Henry Kissinger, 1923 im fränkischen Fürth geboren, floh als deutscher Jude vor den Nazis in die USA und wurde Amerikaner. Der republikanische Politiker vertrat während des Kalten Krieges eine harte Realpolitik und ermöglichte auf der anderen Seite auch Entspannungspolitik wie die Ostpolitik der sozialliberalen Bundesregierung. Von 1969 bis 1973 war Nationaler Sicherheitsberater, von 1973 bis 1977 amerikanischer Außenminister. 1973 erhielt er den Friedensnobelpreis für das Friedensabkommen in Vietnam.

Zwei alte Chefdiplomaten unter sich: Henry Kissinger und Hans-Dietrich Genscher im Jahre 2005 (Foto: Getty Images)

"Es war gleich in seiner ersten Amtswoche, da haben wir uns in Bad Reichenhall getroffen und einen Nachmittag lang über Außenpolitik diskutiert. Wir beschlossen auch, uns regelmäßig zu treffen - und in der Folge gelang es uns meistens, die deutsche und unsere Außenpolitik aufeinander abzustimmen. Ich habe ihn von Anfang an als Mann mit hohen politischen Fähigkeiten und großem Intellekt betrachtet.

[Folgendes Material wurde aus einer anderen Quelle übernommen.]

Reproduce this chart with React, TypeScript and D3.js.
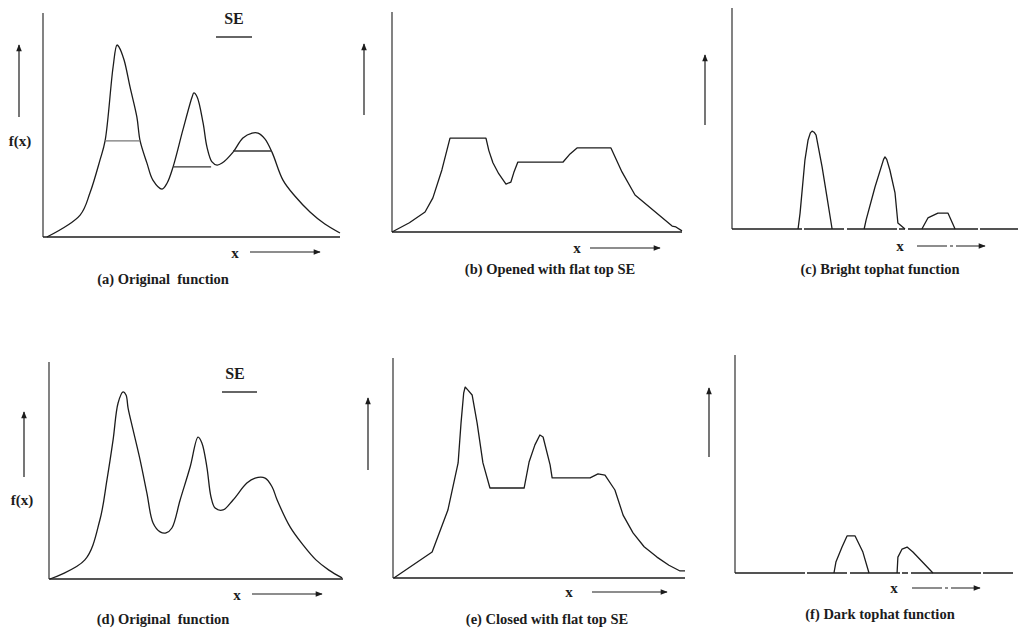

Im Umgang mit uns zeigte er bald Unabhängigkeit im Handeln, er betrieb Politik nicht wie ein Untertan Amerikas. Das hat er sehr geschickt gemacht und ohne jede Trübung des guten persönlichen Verhältnisses, das wir bald hatten. Heute betrachte ich ihn als persönlichen Freund.

Ich denke, er hat jeden Außenminister, den er traf, um das Versprechen gebeten, eines Tages mit ihm nach Halle zu reisen, in seine Heimatstadt. Nur lag diese in der DDR und wir sprechen von den siebziger Jahren, als die Vorstellung, nach einer deutschen Wiedervereinigung eine Halle-Reise anzutreten, nicht mehr war als eine Bestrebung.

"Ich war oft bei ihm zu Hause"

Und natürlich haben wir es ihm alle versprochen - schon weil wir dachten, es würde ohnehin niemals geschehen. Aber dann geschah es doch, und er lud mich und Michael Gorbatschow nach Halle ein, und ich bin mit Genscher von Westdeutschland nach Halle geflogen. Der Besuch dort wurde einer der bewegendsten Augenblicke meines politischen Lebens.

Er hat Humor, auch wenn er nicht der Typ war, der mir ständig viele Witze erzählte. Aber er gab unseren Treffen eine sehr persönliche Atmosphäre, ich war oft bei ihm zu Hause - und er bei mir in den USA."